**Problem to solve**.
Here is the task for the listing below: output exactly the lines from the one containing "Generate a Python" through the one containing "1500, 1902]", and leave out the pictures.

━━━━━━━━

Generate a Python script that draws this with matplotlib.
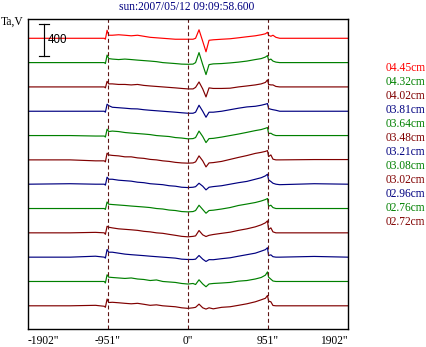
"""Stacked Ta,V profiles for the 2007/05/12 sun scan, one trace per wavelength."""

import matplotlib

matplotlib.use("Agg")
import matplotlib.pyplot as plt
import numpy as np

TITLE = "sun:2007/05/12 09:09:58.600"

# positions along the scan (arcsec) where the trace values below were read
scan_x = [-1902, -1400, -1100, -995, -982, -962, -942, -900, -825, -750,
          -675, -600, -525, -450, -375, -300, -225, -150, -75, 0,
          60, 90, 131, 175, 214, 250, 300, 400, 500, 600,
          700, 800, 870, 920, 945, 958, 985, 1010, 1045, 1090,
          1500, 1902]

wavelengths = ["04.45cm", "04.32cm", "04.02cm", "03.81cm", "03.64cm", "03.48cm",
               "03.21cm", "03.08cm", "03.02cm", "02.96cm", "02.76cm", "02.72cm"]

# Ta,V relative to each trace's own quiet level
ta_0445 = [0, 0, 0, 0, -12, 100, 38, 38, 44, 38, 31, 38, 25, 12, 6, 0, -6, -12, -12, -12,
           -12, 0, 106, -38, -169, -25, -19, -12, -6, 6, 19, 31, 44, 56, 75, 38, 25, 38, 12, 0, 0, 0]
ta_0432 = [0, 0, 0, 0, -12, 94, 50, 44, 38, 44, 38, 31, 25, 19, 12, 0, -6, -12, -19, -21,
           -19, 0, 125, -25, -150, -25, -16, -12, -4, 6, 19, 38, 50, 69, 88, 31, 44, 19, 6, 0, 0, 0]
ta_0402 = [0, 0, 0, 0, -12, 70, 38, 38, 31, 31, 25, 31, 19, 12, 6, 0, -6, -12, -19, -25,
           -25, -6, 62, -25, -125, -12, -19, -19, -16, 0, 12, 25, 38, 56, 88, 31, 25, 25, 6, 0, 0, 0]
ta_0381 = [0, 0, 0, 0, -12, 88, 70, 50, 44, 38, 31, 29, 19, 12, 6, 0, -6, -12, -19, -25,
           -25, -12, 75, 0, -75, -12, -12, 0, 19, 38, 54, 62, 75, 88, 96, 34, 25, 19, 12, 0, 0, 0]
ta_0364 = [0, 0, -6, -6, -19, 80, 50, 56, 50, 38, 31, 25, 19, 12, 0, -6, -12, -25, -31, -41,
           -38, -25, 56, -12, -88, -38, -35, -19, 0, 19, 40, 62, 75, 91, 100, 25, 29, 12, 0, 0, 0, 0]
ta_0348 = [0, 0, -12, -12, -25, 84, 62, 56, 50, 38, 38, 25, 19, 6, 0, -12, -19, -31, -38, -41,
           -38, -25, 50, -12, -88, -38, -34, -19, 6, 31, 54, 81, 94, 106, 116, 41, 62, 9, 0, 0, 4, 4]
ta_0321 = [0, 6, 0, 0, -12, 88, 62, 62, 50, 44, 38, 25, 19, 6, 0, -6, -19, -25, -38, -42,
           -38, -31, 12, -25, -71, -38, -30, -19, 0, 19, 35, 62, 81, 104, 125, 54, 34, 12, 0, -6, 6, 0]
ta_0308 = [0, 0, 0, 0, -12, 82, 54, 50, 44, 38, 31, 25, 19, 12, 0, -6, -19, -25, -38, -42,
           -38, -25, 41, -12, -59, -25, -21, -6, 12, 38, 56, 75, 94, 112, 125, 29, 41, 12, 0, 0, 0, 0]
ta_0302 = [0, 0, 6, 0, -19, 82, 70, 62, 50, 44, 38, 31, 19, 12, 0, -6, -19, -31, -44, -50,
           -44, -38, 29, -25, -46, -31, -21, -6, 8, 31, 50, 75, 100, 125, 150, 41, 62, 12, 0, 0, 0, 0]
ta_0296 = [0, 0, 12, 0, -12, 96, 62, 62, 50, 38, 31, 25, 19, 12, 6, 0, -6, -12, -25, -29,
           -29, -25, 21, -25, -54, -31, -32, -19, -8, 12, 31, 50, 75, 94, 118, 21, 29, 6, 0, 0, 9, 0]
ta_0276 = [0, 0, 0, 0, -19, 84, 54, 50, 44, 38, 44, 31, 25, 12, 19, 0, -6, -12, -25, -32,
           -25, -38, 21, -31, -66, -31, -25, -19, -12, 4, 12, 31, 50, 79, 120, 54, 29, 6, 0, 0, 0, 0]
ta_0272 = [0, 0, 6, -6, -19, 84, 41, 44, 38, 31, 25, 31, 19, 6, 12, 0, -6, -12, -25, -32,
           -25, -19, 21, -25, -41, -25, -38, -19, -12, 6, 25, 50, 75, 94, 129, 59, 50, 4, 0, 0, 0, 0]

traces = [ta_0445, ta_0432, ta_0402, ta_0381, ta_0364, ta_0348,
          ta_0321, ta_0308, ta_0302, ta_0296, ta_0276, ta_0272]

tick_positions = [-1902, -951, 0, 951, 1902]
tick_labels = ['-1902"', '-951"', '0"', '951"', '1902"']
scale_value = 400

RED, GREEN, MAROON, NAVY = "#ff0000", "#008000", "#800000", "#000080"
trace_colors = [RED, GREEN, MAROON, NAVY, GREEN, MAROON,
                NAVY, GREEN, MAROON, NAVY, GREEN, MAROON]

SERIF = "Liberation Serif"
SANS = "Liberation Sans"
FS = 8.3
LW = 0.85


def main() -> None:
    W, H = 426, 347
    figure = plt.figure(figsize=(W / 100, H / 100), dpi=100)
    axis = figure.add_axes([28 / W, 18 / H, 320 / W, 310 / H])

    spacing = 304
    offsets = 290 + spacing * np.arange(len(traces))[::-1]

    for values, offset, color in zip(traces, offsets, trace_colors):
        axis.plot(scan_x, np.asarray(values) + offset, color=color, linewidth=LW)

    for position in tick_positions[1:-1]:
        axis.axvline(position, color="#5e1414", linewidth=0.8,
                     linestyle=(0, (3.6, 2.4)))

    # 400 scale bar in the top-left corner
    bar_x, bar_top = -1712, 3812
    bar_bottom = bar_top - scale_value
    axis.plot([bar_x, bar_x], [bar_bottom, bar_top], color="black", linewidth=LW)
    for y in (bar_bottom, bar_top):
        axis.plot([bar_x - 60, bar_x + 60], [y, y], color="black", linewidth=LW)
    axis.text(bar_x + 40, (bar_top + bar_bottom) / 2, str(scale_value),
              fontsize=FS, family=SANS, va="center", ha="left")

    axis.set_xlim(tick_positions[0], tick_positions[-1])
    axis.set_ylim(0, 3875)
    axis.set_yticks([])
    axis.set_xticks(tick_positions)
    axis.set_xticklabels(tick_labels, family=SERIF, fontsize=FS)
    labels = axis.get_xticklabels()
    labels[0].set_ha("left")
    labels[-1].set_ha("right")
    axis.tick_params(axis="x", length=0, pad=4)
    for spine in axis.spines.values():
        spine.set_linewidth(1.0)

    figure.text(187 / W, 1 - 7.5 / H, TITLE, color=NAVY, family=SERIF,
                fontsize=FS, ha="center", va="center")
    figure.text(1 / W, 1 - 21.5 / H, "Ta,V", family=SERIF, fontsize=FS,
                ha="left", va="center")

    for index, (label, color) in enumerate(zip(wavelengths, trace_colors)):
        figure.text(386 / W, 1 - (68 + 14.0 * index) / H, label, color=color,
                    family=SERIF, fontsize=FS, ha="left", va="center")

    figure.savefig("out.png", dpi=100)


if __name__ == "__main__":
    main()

━━━━━━━━

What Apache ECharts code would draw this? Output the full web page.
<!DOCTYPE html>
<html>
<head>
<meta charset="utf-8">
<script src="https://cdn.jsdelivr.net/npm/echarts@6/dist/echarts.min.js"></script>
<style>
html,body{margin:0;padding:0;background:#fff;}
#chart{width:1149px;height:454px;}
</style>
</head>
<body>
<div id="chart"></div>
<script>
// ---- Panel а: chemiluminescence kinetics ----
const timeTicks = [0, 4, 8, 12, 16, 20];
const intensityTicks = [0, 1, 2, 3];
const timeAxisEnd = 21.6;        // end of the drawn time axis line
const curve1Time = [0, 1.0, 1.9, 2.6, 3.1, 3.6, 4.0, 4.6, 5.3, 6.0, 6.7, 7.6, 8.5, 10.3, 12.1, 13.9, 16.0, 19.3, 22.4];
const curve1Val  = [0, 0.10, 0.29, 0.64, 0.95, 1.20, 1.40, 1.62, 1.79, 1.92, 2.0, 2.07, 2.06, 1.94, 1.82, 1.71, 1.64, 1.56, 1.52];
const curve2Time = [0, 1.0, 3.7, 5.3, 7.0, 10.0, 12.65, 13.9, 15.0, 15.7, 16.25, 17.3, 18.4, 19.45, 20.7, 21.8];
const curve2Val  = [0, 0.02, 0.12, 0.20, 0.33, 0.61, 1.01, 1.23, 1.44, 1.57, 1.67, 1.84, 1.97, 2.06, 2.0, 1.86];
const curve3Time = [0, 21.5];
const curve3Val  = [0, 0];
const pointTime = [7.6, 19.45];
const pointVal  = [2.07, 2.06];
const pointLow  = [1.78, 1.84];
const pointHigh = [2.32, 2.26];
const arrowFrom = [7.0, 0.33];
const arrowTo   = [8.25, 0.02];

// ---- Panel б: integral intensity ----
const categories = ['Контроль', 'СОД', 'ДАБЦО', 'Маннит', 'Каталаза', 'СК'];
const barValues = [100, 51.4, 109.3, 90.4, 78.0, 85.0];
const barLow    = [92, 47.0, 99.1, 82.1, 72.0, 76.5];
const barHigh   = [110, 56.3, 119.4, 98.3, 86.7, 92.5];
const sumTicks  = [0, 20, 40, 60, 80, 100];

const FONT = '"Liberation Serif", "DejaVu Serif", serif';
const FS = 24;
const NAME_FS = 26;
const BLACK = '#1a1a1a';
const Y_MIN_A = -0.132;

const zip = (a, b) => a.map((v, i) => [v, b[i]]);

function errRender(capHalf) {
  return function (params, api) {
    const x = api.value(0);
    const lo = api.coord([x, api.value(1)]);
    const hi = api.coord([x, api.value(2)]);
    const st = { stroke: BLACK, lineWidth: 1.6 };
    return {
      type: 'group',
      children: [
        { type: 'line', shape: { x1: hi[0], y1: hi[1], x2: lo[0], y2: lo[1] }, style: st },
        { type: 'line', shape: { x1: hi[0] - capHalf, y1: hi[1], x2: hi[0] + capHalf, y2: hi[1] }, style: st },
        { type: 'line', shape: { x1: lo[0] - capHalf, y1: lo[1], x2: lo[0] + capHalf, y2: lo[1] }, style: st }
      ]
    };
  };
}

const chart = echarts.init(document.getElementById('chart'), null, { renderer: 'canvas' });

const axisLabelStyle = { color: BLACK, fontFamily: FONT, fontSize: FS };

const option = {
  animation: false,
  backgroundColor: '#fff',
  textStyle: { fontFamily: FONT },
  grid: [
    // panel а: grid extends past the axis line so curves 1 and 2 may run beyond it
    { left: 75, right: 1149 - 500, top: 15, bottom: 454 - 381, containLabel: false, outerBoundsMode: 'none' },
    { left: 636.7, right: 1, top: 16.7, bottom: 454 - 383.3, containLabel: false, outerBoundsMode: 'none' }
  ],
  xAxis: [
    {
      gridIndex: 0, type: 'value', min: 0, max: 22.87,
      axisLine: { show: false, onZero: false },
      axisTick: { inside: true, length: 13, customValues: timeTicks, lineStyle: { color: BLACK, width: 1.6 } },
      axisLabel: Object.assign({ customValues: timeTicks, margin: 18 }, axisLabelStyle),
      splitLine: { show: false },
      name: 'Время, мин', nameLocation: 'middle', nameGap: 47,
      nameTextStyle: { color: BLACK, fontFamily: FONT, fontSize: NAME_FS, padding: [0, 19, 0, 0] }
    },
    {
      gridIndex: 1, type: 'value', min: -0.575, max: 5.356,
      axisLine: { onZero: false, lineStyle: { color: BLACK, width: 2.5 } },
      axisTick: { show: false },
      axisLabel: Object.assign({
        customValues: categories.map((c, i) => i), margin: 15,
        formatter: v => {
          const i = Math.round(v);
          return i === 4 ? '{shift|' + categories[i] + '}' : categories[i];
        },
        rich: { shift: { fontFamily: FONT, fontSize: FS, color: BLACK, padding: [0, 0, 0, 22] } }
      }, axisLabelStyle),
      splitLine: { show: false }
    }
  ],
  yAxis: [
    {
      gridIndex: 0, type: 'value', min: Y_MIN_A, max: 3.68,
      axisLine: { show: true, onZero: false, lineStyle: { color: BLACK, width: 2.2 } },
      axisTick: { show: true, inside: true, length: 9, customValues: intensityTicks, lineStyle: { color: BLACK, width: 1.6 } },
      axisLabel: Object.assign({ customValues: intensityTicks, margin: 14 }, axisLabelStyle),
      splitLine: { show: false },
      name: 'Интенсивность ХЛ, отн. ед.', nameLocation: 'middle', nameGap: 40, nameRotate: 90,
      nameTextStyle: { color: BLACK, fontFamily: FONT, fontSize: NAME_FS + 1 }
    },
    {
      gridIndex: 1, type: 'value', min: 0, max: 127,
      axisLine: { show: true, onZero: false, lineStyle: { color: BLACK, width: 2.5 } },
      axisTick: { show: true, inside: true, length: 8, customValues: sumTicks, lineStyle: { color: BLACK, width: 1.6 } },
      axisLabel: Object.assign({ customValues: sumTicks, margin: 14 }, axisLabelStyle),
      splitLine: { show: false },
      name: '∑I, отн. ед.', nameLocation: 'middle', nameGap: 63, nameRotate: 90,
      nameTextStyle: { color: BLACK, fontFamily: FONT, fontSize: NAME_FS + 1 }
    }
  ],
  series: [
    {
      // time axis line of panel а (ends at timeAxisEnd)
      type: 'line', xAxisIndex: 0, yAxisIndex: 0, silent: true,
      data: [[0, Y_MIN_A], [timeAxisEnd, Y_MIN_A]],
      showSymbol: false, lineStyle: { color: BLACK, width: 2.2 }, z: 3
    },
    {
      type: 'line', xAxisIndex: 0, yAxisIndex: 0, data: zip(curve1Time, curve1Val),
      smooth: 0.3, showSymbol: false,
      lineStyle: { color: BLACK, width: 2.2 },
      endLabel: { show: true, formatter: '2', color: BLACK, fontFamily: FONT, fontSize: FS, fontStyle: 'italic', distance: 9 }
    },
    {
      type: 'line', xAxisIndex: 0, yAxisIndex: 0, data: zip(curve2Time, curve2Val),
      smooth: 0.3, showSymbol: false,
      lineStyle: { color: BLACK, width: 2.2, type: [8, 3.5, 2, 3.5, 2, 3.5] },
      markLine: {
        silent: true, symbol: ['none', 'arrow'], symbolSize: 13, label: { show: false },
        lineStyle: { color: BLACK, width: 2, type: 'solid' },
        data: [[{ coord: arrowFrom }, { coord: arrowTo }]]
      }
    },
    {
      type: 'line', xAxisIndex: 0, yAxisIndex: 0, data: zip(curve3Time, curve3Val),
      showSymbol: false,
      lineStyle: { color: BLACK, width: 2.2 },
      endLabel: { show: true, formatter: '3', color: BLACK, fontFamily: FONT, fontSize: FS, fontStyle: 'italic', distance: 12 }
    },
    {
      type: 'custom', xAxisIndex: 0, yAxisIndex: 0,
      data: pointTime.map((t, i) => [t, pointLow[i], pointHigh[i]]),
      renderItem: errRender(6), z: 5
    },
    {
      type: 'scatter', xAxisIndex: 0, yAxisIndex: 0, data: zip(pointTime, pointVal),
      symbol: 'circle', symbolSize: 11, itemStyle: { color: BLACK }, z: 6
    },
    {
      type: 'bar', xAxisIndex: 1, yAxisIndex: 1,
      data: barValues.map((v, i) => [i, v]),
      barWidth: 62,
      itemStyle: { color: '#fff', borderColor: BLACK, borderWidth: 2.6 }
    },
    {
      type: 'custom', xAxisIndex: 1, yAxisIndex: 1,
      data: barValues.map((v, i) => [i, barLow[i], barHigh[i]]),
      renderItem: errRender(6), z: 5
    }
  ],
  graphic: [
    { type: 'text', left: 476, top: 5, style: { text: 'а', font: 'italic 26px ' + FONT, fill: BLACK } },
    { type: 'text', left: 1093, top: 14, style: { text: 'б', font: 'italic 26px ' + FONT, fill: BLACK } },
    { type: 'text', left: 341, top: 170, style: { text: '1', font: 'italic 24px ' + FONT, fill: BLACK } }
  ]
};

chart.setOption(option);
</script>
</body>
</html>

━━━━━━━━

**Response to the exercise**.
Generate a Python script that draws this with matplotlib.
"""Stacked Ta,V profiles for the 2007/05/12 sun scan, one trace per wavelength."""

import matplotlib

matplotlib.use("Agg")
import matplotlib.pyplot as plt
import numpy as np

TITLE = "sun:2007/05/12 09:09:58.600"

# positions along the scan (arcsec) where the trace values below were read
scan_x = [-1902, -1400, -1100, -995, -982, -962, -942, -900, -825, -750,
          -675, -600, -525, -450, -375, -300, -225, -150, -75, 0,
          60, 90, 131, 175, 214, 250, 300, 400, 500, 600,
          700, 800, 870, 920, 945, 958, 985, 1010, 1045, 1090,
          1500, 1902]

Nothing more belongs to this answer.